**GIVEN DATA:**
====================
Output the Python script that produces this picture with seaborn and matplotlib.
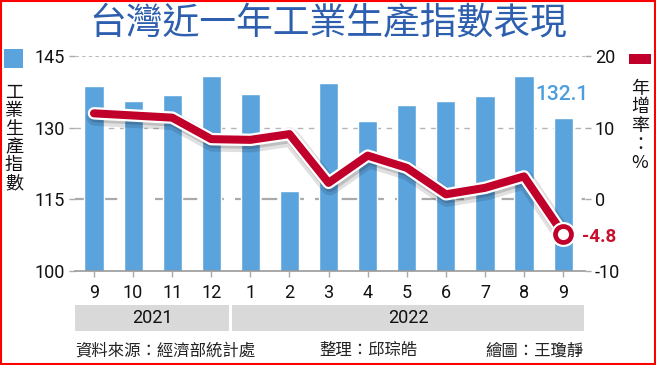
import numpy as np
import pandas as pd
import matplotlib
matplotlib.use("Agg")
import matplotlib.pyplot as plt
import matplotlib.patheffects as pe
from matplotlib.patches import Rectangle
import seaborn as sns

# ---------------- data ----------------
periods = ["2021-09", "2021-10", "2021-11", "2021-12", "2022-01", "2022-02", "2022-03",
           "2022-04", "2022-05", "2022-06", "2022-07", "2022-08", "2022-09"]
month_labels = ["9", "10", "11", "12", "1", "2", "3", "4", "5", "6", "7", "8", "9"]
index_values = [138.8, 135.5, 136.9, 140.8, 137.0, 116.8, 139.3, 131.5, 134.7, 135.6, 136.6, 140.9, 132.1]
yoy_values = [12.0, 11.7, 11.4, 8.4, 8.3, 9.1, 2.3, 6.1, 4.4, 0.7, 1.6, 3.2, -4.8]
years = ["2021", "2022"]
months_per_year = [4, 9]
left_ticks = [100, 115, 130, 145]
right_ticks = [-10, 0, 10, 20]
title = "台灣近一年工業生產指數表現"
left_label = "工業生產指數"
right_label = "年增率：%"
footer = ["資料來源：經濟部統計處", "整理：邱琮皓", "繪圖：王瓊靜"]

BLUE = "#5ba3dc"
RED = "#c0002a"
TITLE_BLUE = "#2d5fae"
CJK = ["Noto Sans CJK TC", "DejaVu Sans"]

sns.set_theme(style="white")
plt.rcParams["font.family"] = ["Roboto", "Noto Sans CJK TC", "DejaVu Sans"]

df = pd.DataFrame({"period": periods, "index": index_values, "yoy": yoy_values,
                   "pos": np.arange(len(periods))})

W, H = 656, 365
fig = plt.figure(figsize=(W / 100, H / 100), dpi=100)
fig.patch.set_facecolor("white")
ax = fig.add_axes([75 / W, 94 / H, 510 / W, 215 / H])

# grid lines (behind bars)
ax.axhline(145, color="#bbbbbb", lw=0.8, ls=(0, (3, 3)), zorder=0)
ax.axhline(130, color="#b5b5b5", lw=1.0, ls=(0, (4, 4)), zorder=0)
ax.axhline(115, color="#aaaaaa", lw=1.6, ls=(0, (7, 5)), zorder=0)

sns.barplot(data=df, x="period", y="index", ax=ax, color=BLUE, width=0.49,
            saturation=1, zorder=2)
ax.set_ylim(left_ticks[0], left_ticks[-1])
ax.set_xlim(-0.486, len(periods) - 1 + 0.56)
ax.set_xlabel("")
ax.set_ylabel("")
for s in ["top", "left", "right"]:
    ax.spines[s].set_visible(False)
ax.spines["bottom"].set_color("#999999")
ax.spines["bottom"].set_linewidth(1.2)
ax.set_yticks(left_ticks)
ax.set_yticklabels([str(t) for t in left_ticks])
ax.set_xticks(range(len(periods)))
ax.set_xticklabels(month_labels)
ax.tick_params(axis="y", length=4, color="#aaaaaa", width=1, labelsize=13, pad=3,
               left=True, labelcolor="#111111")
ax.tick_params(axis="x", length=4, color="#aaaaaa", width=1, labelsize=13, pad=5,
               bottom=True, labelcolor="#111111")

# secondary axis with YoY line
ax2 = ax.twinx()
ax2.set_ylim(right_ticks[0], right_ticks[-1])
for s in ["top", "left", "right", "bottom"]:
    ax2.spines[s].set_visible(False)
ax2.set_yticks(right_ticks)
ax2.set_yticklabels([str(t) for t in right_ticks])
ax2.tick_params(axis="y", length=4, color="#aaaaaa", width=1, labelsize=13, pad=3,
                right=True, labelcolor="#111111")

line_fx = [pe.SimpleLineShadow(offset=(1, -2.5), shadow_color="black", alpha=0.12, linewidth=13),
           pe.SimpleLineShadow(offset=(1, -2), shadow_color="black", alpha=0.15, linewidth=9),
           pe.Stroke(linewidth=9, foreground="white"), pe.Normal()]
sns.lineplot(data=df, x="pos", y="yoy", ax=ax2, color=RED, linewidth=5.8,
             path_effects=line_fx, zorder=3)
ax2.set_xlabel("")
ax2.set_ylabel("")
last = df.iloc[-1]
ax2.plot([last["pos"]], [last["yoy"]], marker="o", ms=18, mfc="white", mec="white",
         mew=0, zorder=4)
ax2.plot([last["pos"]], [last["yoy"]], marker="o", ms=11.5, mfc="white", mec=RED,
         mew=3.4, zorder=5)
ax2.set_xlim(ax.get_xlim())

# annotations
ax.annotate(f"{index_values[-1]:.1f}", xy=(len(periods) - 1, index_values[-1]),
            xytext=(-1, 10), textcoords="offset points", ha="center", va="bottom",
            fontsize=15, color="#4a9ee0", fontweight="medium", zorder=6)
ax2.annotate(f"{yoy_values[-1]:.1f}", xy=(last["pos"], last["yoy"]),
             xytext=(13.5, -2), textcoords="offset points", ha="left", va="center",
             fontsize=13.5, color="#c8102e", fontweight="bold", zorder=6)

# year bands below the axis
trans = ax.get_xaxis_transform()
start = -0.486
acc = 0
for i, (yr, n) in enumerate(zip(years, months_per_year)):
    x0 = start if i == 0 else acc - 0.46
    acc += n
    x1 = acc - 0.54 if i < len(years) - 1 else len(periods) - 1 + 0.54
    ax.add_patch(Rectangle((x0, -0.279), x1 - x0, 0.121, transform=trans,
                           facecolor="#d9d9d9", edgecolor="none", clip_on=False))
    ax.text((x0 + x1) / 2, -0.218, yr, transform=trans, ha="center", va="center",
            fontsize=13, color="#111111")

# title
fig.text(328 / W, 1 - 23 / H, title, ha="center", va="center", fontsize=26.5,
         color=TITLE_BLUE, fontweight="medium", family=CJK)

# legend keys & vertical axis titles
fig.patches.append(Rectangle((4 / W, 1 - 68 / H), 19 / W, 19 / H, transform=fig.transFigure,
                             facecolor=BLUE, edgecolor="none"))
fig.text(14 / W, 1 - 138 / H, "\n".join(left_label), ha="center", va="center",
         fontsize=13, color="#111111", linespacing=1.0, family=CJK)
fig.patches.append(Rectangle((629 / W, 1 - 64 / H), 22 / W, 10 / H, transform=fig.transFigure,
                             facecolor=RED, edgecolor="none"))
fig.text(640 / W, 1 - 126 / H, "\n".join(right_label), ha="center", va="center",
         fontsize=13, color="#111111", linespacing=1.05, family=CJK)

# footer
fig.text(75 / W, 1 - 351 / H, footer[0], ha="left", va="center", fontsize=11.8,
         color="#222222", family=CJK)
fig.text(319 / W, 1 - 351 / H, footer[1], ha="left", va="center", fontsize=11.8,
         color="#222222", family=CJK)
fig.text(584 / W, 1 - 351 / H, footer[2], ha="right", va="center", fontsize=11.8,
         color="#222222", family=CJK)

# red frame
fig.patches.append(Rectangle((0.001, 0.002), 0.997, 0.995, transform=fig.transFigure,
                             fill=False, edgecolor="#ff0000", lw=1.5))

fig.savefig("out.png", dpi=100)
====================
Omit the pictures and give the material again, exactly and in full.

**RESPONSE TO THE EXERCISE:**
Output the Python script that produces this picture with seaborn and matplotlib.
import numpy as np
import pandas as pd
import matplotlib
matplotlib.use("Agg")
import matplotlib.pyplot as plt
import matplotlib.patheffects as pe
from matplotlib.patches import Rectangle
import seaborn as sns

# ---------------- data ----------------
periods = ["2021-09", "2021-10", "2021-11", "2021-12", "2022-01", "2022-02", "2022-03",
           "2022-04", "2022-05", "2022-06", "2022-07", "2022-08", "2022-09"]
month_labels = ["9", "10", "11", "12", "1", "2", "3", "4", "5", "6", "7", "8", "9"]
index_values = [138.8, 135.5, 136.9, 140.8, 137.0, 116.8, 139.3, 131.5, 134.7, 135.6, 136.6, 140.9, 132.1]
yoy_values = [12.0, 11.7, 11.4, 8.4, 8.3, 9.1, 2.3, 6.1, 4.4, 0.7, 1.6, 3.2, -4.8]
years = ["2021", "2022"]
months_per_year = [4, 9]
left_ticks = [100, 115, 130, 145]
right_ticks = [-10, 0, 10, 20]
title = "台灣近一年工業生產指數表現"
left_label = "工業生產指數"
right_label = "年增率：%"
footer = ["資料來源：經濟部統計處", "整理：邱琮皓", "繪圖：王瓊靜"]

BLUE = "#5ba3dc"
RED = "#c0002a"
TITLE_BLUE = "#2d5fae"
CJK = ["Noto Sans CJK TC", "DejaVu Sans"]

sns.set_theme(style="white")
plt.rcParams["font.family"] = ["Roboto", "Noto Sans CJK TC", "DejaVu Sans"]

df = pd.DataFrame({"period": periods, "index": index_values, "yoy": yoy_values,
                   "pos": np.arange(len(periods))})

W, H = 656, 365
fig = plt.figure(figsize=(W / 100, H / 100), dpi=100)
fig.patch.set_facecolor("white")
ax = fig.add_axes([75 / W, 94 / H, 510 / W, 215 / H])

# grid lines (behind bars)
ax.axhline(145, color="#bbbbbb", lw=0.8, ls=(0, (3, 3)), zorder=0)
ax.axhline(130, color="#b5b5b5", lw=1.0, ls=(0, (4, 4)), zorder=0)
ax.axhline(115, color="#aaaaaa", lw=1.6, ls=(0, (7, 5)), zorder=0)

sns.barplot(data=df, x="period", y="index", ax=ax, color=BLUE, width=0.49,
            saturation=1, zorder=2)
ax.set_ylim(left_ticks[0], left_ticks[-1])
ax.set_xlim(-0.486, len(periods) - 1 + 0.56)
ax.set_xlabel("")
ax.set_ylabel("")
for s in ["top", "left", "right"]:
    ax.spines[s].set_visible(False)
ax.spines["bottom"].set_color("#999999")
ax.spines["bottom"].set_linewidth(1.2)
ax.set_yticks(left_ticks)
ax.set_yticklabels([str(t) for t in left_ticks])
ax.set_xticks(range(len(periods)))
ax.set_xticklabels(month_labels)
ax.tick_params(axis="y", length=4, color="#aaaaaa", width=1, labelsize=13, pad=3,
               left=True, labelcolor="#111111")
ax.tick_params(axis="x", length=4, color="#aaaaaa", width=1, labelsize=13, pad=5,
               bottom=True, labelcolor="#111111")

# secondary axis with YoY line
ax2 = ax.twinx()
ax2.set_ylim(right_ticks[0], right_ticks[-1])
for s in ["top", "left", "right", "bottom"]:
    ax2.spines[s].set_visible(False)
ax2.set_yticks(right_ticks)
ax2.set_yticklabels([str(t) for t in right_ticks])
ax2.tick_params(axis="y", length=4, color="#aaaaaa", width=1, labelsize=13, pad=3,
                right=True, labelcolor="#111111")

line_fx = [pe.SimpleLineShadow(offset=(1, -2.5), shadow_color="black", alpha=0.12, linewidth=13),
           pe.SimpleLineShadow(offset=(1, -2), shadow_color="black", alpha=0.15, linewidth=9),
           pe.Stroke(linewidth=9, foreground="white"), pe.Normal()]
sns.lineplot(data=df, x="pos", y="yoy", ax=ax2, color=RED, linewidth=5.8,
             path_effects=line_fx, zorder=3)
ax2.set_xlabel("")
ax2.set_ylabel("")
last = df.iloc[-1]
ax2.plot([last["pos"]], [last["yoy"]], marker="o", ms=18, mfc="white", mec="white",
         mew=0, zorder=4)
ax2.plot([last["pos"]], [last["yoy"]], marker="o", ms=11.5, mfc="white", mec=RED,
         mew=3.4, zorder=5)
ax2.set_xlim(ax.get_xlim())

# annotations
ax.annotate(f"{index_values[-1]:.1f}", xy=(len(periods) - 1, index_values[-1]),
            xytext=(-1, 10), textcoords="offset points", ha="center", va="bottom",
            fontsize=15, color="#4a9ee0", fontweight="medium", zorder=6)
ax2.annotate(f"{yoy_values[-1]:.1f}", xy=(last["pos"], last["yoy"]),
             xytext=(13.5, -2), textcoords="offset points", ha="left", va="center",
             fontsize=13.5, color="#c8102e", fontweight="bold", zorder=6)

# year bands below the axis
trans = ax.get_xaxis_transform()
start = -0.486
acc = 0
for i, (yr, n) in enumerate(zip(years, months_per_year)):
    x0 = start if i == 0 else acc - 0.46
    acc += n
    x1 = acc - 0.54 if i < len(years) - 1 else len(periods) - 1 + 0.54
    ax.add_patch(Rectangle((x0, -0.279), x1 - x0, 0.121, transform=trans,
                           facecolor="#d9d9d9", edgecolor="none", clip_on=False))
    ax.text((x0 + x1) / 2, -0.218, yr, transform=trans, ha="center", va="center",
            fontsize=13, color="#111111")

# title
fig.text(328 / W, 1 - 23 / H, title, ha="center", va="center", fontsize=26.5,
         color=TITLE_BLUE, fontweight="medium", family=CJK)

# legend keys & vertical axis titles
fig.patches.append(Rectangle((4 / W, 1 - 68 / H), 19 / W, 19 / H, transform=fig.transFigure,
                             facecolor=BLUE, edgecolor="none"))
fig.text(14 / W, 1 - 138 / H, "\n".join(left_label), ha="center", va="center",
         fontsize=13, color="#111111", linespacing=1.0, family=CJK)
fig.patches.append(Rectangle((629 / W, 1 - 64 / H), 22 / W, 10 / H, transform=fig.transFigure,
                             facecolor=RED, edgecolor="none"))
fig.text(640 / W, 1 - 126 / H, "\n".join(right_label), ha="center", va="center",
         fontsize=13, color="#111111", linespacing=1.05, family=CJK)

# footer
fig.text(75 / W, 1 - 351 / H, footer[0], ha="left", va="center", fontsize=11.8,
         color="#222222", family=CJK)
fig.text(319 / W, 1 - 351 / H, footer[1], ha="left", va="center", fontsize=11.8,
         color="#222222", family=CJK)
fig.text(584 / W, 1 - 351 / H, footer[2], ha="right", va="center", fontsize=11.8,
         color="#222222", family=CJK)

# red frame
fig.patches.append(Rectangle((0.001, 0.002), 0.997, 0.995, transform=fig.transFigure,
                             fill=False, edgecolor="#ff0000", lw=1.5))

fig.savefig("out.png", dpi=100)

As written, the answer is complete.